Es kam zu 13 unerwarteten oder schweren Zwischenfällen. Davon traten sechs bei Frauen auf, die Misoprostol nach einem Tag angewendet hatten, vier bei Frauen mit Misoprostol nach zwei Tagen und drei bei Frauen mit Misoprostol nach drei Tagen.

Methode ist akzeptabel

Im Nachhinein beurteilten mehr als 90% der Patientinnen den medikamentösen Schwangerschaftsabbruch in einem Fragebogen als akzeptabel. Etwa drei Viertel bewerteten die Schmerzen als annehmbar. Mehr als 90% der Patientinnen stuften die Selbstbehandlung zu Hause als akzeptabel ein. Nur 3% fanden sie inakzeptabel.

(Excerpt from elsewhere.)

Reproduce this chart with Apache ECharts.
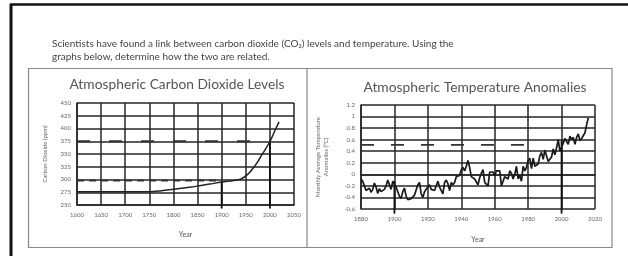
<!DOCTYPE html>
<html>
<head>
<meta charset="utf-8">
<script src="https://cdn.jsdelivr.net/npm/echarts@6/dist/echarts.min.js"></script>
<style>html,body{margin:0;padding:0;background:#fff;}#c{width:628px;height:256px;}</style>
</head>
<body>
<div id="c"></div>
<script>
// ---- Data ----
const introLines = [
  'Scientists have found a link between carbon dioxide (CO\u2082) levels and temperature. Using the',
  'graphs below, determine how the two are related.'
];
const co2Title = 'Atmospheric Carbon Dioxide Levels';
const tempTitle = 'Atmospheric Temperature Anomalies';
const co2YName = 'Carbon Dioxide (ppm)';
const tempYName = 'Monthly Average Temperature\nAnomalies (\u00B0C)';
const xName = 'Year';

const co2Years  = [1600, 1650, 1700, 1750, 1775, 1800, 1825, 1850, 1875, 1900, 1925, 1940, 1954, 1965, 1975, 1981, 1990, 2002, 2010, 2019];
const co2Values = [ 276,  276,  276,  276,  278,  281,  284,  287,  291,  295,  298,  301,  310,  322,  335,  345,  358,  378,  395,  413];
const co2Axis = { min: 1600, max: 2050, step: 50, ymin: 250, ymax: 450, ystep: 25 };
const co2UpperGuide = [[1600, 375], [2000, 375]];
const co2LowerGuide = [[1600, 298], [1900, 298]];
const co2Marker1900 = [[1900, 296], [1900, 243]];
const co2Marker2000 = [[2000, 376], [2000, 243]];

const tempStartYear = 1880;
const tempValues = [
  -0.08,-0.12,-0.20,-0.28,-0.30,-0.24,-0.31,-0.26,-0.15,-0.22,
  -0.33,-0.25,-0.30,-0.28,-0.26,-0.20,-0.10,-0.13,-0.26,-0.12,
  -0.15,-0.22,-0.30,-0.38,-0.42,-0.30,-0.24,-0.38,-0.44,-0.46,
  -0.42,-0.44,-0.36,-0.34,-0.18,-0.14,-0.34,-0.40,-0.30,-0.26,
  -0.28,-0.18,-0.26,-0.24,-0.28,-0.20,-0.12,-0.22,-0.20,-0.34,
  -0.14,-0.10,-0.16,-0.28,-0.14,-0.18,-0.14,-0.04,-0.02,-0.02,
   0.08, 0.12, 0.06, 0.14, 0.24, 0.12,-0.04,-0.06,-0.08,-0.10,
  -0.18,-0.06, 0.02, 0.08,-0.14,-0.16,-0.20, 0.04, 0.06, 0.04,
  -0.02, 0.06, 0.04, 0.06,-0.20,-0.12,-0.04,-0.02,-0.08, 0.06,
   0.02,-0.08, 0.00, 0.14,-0.08,-0.02,-0.12, 0.14, 0.06, 0.12,
   0.24, 0.28, 0.10, 0.28, 0.14, 0.12, 0.18, 0.32, 0.38, 0.26,
   0.42, 0.40, 0.22, 0.24, 0.30, 0.44, 0.34, 0.46, 0.60, 0.40,
   0.42, 0.54, 0.62, 0.60, 0.52, 0.66, 0.60, 0.64, 0.52, 0.64,
   0.70, 0.58, 0.62, 0.64, 0.72, 0.86, 0.98
];
const tempAxis = { min: 1880, max: 2020, step: 20, ymin: -0.6, ymax: 1.2, ystep: 0.2 };
const tempGuide = [[1880, 0.51], [1983, 0.51]];
const tempMarker1900 = [[1900, -0.12], [1900, -0.68]];
const tempMarker2000 = [[2000, 0.58], [2000, -0.68]];

// ---- Build ----
const tempData = tempValues.map((v, i) => [tempStartYear + i, v]);
const co2Data = co2Years.map((y, i) => [y, co2Values[i]]);

const FONT = 'Lato';
const GRID = '#262626';
const TXT = '#555';

function xAxisCfg(gi, ax) {
  return {
    type: 'value', gridIndex: gi, min: ax.min, max: ax.max, interval: ax.step,
    name: xName, nameLocation: 'middle', nameGap: gi === 0 ? 26 : 27,
    nameTextStyle: { fontFamily: FONT, fontSize: 7, color: TXT },
    axisLine: { show: true, lineStyle: { color: GRID, width: 1.5 } },
    axisTick: { show: false },
    splitLine: { show: true, lineStyle: { color: GRID, width: 1.5 } },
    axisLabel: { fontFamily: FONT, fontSize: 6, color: '#666', margin: 7, formatter: v => String(v) }
  };
}
function yAxisCfg(gi, ax, name, gap, fmt) {
  return {
    type: 'value', gridIndex: gi, min: ax.ymin, max: ax.ymax, interval: ax.ystep,
    name: name, nameLocation: 'middle', nameGap: gap, nameRotate: 90,
    nameTextStyle: { fontFamily: FONT, fontSize: 6, color: '#666', lineHeight: 8 },
    axisLine: { show: true, lineStyle: { color: GRID, width: 1.5 } },
    axisTick: { show: false },
    splitLine: { show: true, lineStyle: { color: GRID, width: 1.5 } },
    axisLabel: { fontFamily: FONT, fontSize: 6, color: '#666', margin: 6, formatter: fmt }
  };
}
function guide(xi, data, color, width, dash, z) {
  return {
    type: 'line', xAxisIndex: xi, yAxisIndex: xi, data: data, symbol: 'none', silent: true,
    clip: false, z: z || 3, animation: false,
    lineStyle: { color: color, width: width, type: dash || 'solid' }
  };
}

const chart = echarts.init(document.getElementById('c'), null, { renderer: 'canvas' });
chart.setOption({
  animation: false,
  backgroundColor: '#fff',
  title: [
    { text: introLines.join('\n'), left: 47, top: 32,
      textStyle: { fontFamily: FONT, fontSize: 10, fontWeight: 'normal', color: '#444', lineHeight: 13 } },
    { text: co2Title, left: 172, top: 73, textAlign: 'center',
      textStyle: { fontFamily: FONT, fontSize: 13.8, fontWeight: 'normal', color: '#555' } },
    { text: tempTitle, left: 470, top: 76, textAlign: 'center',
      textStyle: { fontFamily: FONT, fontSize: 13.8, fontWeight: 'normal', color: '#555' } }
  ],
  graphic: [
    { type: 'line', shape: { x1: 10, y1: 4.5, x2: 628, y2: 4.5 }, style: { stroke: '#111', lineWidth: 2.5 } },
    { type: 'line', shape: { x1: 11, y1: 4, x2: 11, y2: 256 }, style: { stroke: '#111', lineWidth: 3 } },
    { type: 'rect', shape: { x: 28.5, y: 68.5, width: 583.5, height: 179 }, style: { fill: 'none', stroke: '#888', lineWidth: 1.2 } },
    { type: 'line', shape: { x1: 307, y1: 68.5, x2: 307, y2: 247.5 }, style: { stroke: '#888', lineWidth: 1.2 } }
  ],
  grid: [
    { left: 77, top: 103, width: 217, height: 102 },
    { left: 361, top: 105, width: 234, height: 104 }
  ],
  xAxis: [ xAxisCfg(0, co2Axis), xAxisCfg(1, tempAxis) ],
  yAxis: [
    yAxisCfg(0, co2Axis, co2YName, 28, v => String(Math.round(v))),
    yAxisCfg(1, tempAxis, tempYName, 31, v => { const r = Math.round(v * 10) / 10; return String(r); })
  ],
  series: [
    { type: 'line', xAxisIndex: 0, yAxisIndex: 0, data: co2Data, symbol: 'none', smooth: 0.35,
      lineStyle: { color: '#222', width: 1.5 }, z: 4 },
    guide(0, co2UpperGuide, '#333', 1.8, [13, 19]),
    guide(0, co2LowerGuide, '#333', 2.2, [7, 5]),
    guide(0, co2Marker1900, '#111', 1.8, 'solid'),
    guide(0, co2Marker2000, '#111', 1.8, 'solid'),
    { type: 'line', xAxisIndex: 1, yAxisIndex: 1, data: tempData, symbol: 'none',
      lineStyle: { color: '#1a1a1a', width: 1.7 }, z: 4 },
    guide(1, tempGuide, '#333', 1.8, [13, 17]),
    guide(1, tempMarker1900, '#111', 1.8, 'solid'),
    guide(1, tempMarker2000, '#111', 1.8, 'solid')
  ]
});
</script>
</body>
</html>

Die drei Behandlungsgruppen unterschieden sich nur darin, dass ein unterschiedlich großer Teil der Frauen die Wartezeit bis zur vollständigen Ausstoßung der Frucht akzeptabel fanden: 86% in der Eintagesgruppe, 79% in der Zweitagesgruppe und 76% in der Dreitagesgruppe. In der Dreitagesgruppe waren auch mehr Frauen vom vorgeschriebenen Einnahmezeitpunkt abgewichen als in den anderen beiden Gruppen.

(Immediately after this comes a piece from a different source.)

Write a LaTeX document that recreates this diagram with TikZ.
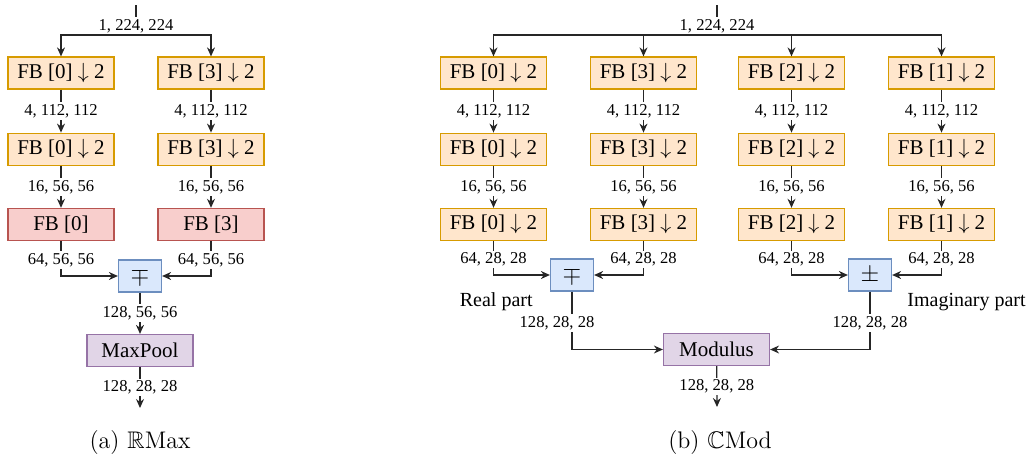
\documentclass[tikz,border=0pt]{standalone}
\usepackage{amssymb}
\usepackage{fontspec}
\newfontfamily\diagfont{Liberation Serif}
\usetikzlibrary{arrows.meta,positioning}

\definecolor{fbfill}{HTML}{FFE6CC}
\definecolor{fbdraw}{HTML}{D79B00}
\definecolor{redfill}{HTML}{F8CECC}
\definecolor{reddraw}{HTML}{B85450}
\definecolor{opfill}{HTML}{DAE8FC}
\definecolor{opdraw}{HTML}{6C8EBF}
\definecolor{poolfill}{HTML}{E1D5E7}
\definecolor{pooldraw}{HTML}{9673A6}

\begin{document}
\begin{tikzpicture}[x=0.5pt, y=-0.5pt,
  box/.style={draw, line width=0.6pt, minimum width=53pt, minimum height=16pt, inner sep=0pt,
    font=\diagfont\fontsize{10.5}{12}\selectfont},
  fb/.style={box, fill=fbfill, draw=fbdraw},
  fbred/.style={box, fill=redfill, draw=reddraw},
  op/.style={box, minimum width=21.5pt, fill=opfill, draw=opdraw, font=\fontsize{12.5}{14}\selectfont},
  pool/.style={box, fill=poolfill, draw=pooldraw},
  dims/.style={fill=white, inner sep=1pt, font=\diagfont\fontsize{8.3}{10}\selectfont},
  note/.style={inner sep=0pt, font=\diagfont\fontsize{10}{12}\selectfont},
  caption/.style={font=\normalfont\fontsize{12}{14}\selectfont},
  wire/.style={draw=black!85, line width=0.6pt},
  flow/.style={wire, -{Stealth[length=4.5pt,width=4pt]}}]
\useasboundingbox (0,0) rectangle (1027,461);

%%% (a) real max %%%

      \coordinate (ain) at (136,5);
      \coordinate (asplit) at (136,35);
      %%
      \node[fb] (a0r1) at (61,73) {FB [0] $\downarrow$ 2};
      \node[fb, below=21.5pt of a0r1] (a0r2) {FB [0] $\downarrow$ 2};
      \node[fbred, below=21pt of a0r2] (a0r3) {FB [0]};
      %
      \node[fb] (a3r1) at (211,73) {FB [3] $\downarrow$ 2};
      \node[fb, below=21.5pt of a3r1] (a3r2) {FB [3] $\downarrow$ 2};
      \node[fbred, below=21pt of a3r2] (a3r3) {FB [3]};
      %%
      \node[op] (amp) at (140,276) {$\mp$};
      \node[pool] (maxpool) at (140,350.5) {MaxPool};
      \coordinate (aout) at (140,408);
      \node[caption] (capa) at (140,443) {(a) $\mathbb{R}$Max};

      \draw[wire] (ain) -- node[dims, pos=0.7] {1, 224, 224} (asplit);
      \draw[flow] (asplit) -| (a0r1);
      \draw[flow] (asplit) -| (a3r1);
      %
      \draw[flow] (a0r1) -- node[dims] {4, 112, 112} (a0r2);
      \draw[flow] (a0r2) -- node[dims] {16, 56, 56} (a0r3);
      \draw[flow] (a3r1) -- node[dims] {4, 112, 112} (a3r2);
      \draw[flow] (a3r2) -- node[dims] {16, 56, 56} (a3r3);
      %
      \draw[flow] (a0r3) |- node[dims, pos=0.27] {64, 56, 56} (amp);
      \draw[flow] (a3r3) |- node[dims, pos=0.27] {64, 56, 56} (amp);
      \draw[flow] (amp) -- node[dims] {128, 56, 56} (maxpool);
      \draw[flow] (maxpool) -- node[dims] {128, 28, 28} (aout);

%%% (b) complex modulus %%%

      \coordinate (bin) at (717,5);
      \coordinate (bsplit) at (717,35);
      %%
      \node[fb] (b0r1) at (493.5,73) {FB [0] $\downarrow$ 2};
      \node[fb, below=21.5pt of b0r1] (b0r2) {FB [0] $\downarrow$ 2};
      \node[fb, below=21pt of b0r2] (b0r3) {FB [0] $\downarrow$ 2};
      %
      \node[fb] (b3r1) at (643.5,73) {FB [3] $\downarrow$ 2};
      \node[fb, below=21.5pt of b3r1] (b3r2) {FB [3] $\downarrow$ 2};
      \node[fb, below=21pt of b3r2] (b3r3) {FB [3] $\downarrow$ 2};
      %
      \node[fb] (b2r1) at (791.5,73) {FB [2] $\downarrow$ 2};
      \node[fb, below=21.5pt of b2r1] (b2r2) {FB [2] $\downarrow$ 2};
      \node[fb, below=21pt of b2r2] (b2r3) {FB [2] $\downarrow$ 2};
      %
      \node[fb] (b1r1) at (941.5,73) {FB [1] $\downarrow$ 2};
      \node[fb, below=21.5pt of b1r1] (b1r2) {FB [1] $\downarrow$ 2};
      \node[fb, below=21pt of b1r2] (b1r3) {FB [1] $\downarrow$ 2};
      %%
      \node[op] (bmp) at (572,275) {$\mp$};
      \node[op] (bpm) at (870,275) {$\pm$};
      \node[note, anchor=east] (realpart) at (533,302) {Real part};
      \node[note, anchor=west] (imagpart) at (907,302) {Imaginary part};
      \node[pool] (modulus) at (716.5,349.5) {Modulus};
      \coordinate (bout) at (717,407);
      \node[caption] (capb) at (720,443) {(b) $\mathbb{C}$Mod};

      \draw[wire] (bin) -- node[dims, pos=0.7] {1, 224, 224} (bsplit);
      \draw[flow] (bsplit) -| (b0r1);
      \draw[flow] (bsplit) -| (b3r1);
      \draw[flow] (bsplit) -| (b2r1);
      \draw[flow] (bsplit) -| (b1r1);
      %
      \draw[flow] (b0r1) -- node[dims] {4, 112, 112} (b0r2);
      \draw[flow] (b0r2) -- node[dims] {16, 56, 56} (b0r3);
      \draw[flow] (b3r1) -- node[dims] {4, 112, 112} (b3r2);
      \draw[flow] (b3r2) -- node[dims] {16, 56, 56} (b3r3);
      \draw[flow] (b2r1) -- node[dims] {4, 112, 112} (b2r2);
      \draw[flow] (b2r2) -- node[dims] {16, 56, 56} (b2r3);
      \draw[flow] (b1r1) -- node[dims] {4, 112, 112} (b1r2);
      \draw[flow] (b1r2) -- node[dims] {16, 56, 56} (b1r3);
      %
      \draw[flow] (b0r3) |- node[dims, pos=0.27] {64, 28, 28} (bmp);
      \draw[flow] (b3r3) |- node[dims, pos=0.27] {64, 28, 28} (bmp);
      \draw[flow] (b2r3) |- node[dims, pos=0.27] {64, 28, 28} (bpm);
      \draw[flow] (b1r3) |- node[dims, pos=0.27] {64, 28, 28} (bpm);
      %
      \draw[flow] (bmp) |- node[dims, pos=0.27, xshift=-7.5pt] {128, 28, 28} (modulus);
      \draw[flow] (bpm) |- node[dims, pos=0.27] {128, 28, 28} (modulus);
      \draw[flow] (modulus) -- node[dims] {128, 28, 28} (bout);

\end{tikzpicture}
\end{document}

Flexible Anwendung möglich

Demnach kann 800 mg Misoprostol ein bis drei Tage nach der oralen Einnahme von 200 mg Mifepriston vaginal angewendet werden. So brauchen Kliniken und Praxen, die ihre Patientinnen bei der Misoprostol-Applikation für einige Stunden beobachten wollen, die Mifepriston-Abgabe nicht auf die Wochentage Montag bis Mittwoch beschränken. Das flexible Anwendungsschema erlaubt eine Mifepriston-Einnahme an allen Arbeitstagen, ohne dass die Misoprostol-Anwendung auf das Wochenende fällt. Im Übrigen zeigt die Studie, dass auch die Misoprostol-Anwendung zu Hause ausreichend sicher und für die Frauen akzeptabel ist.

Welche Zwischenfälle ("adverse events") traten auf?

Vier Frauen mussten in der Notaufnahme intravenös Flüssigkeit erhalten, zwei wegen übermäßiger Blutung und zwei wegen Erbrechen und Dehydratation. Zwei Frauen hatten nach vollständigem Schwangerschaftsabbruch eine Endometritis (Entzündung der Gebärmutterschleimhaut), zwei andere erlitten nach einer Ausschabung Beckeninfektionen. Zwei Frauen hatten vorübergehend Hautausschläge. Eine Frau zeigte eine vasovagale (die Blutgefäße und den Nervus vagus betreffende) Reaktion auf die krampfartigen Schmerzen durch Misoprostol. Eine Frau erlitt eine Panikattacke, eine andere berichtete über extreme Reizbarkeit.

Literatur: Schaff, E. A.: Vaginal misoprostol administered 1, 2, or 3 days after mifepristone for early medical abortion. J. Am. Med. Assoc. 284, 1948-1953 (2000).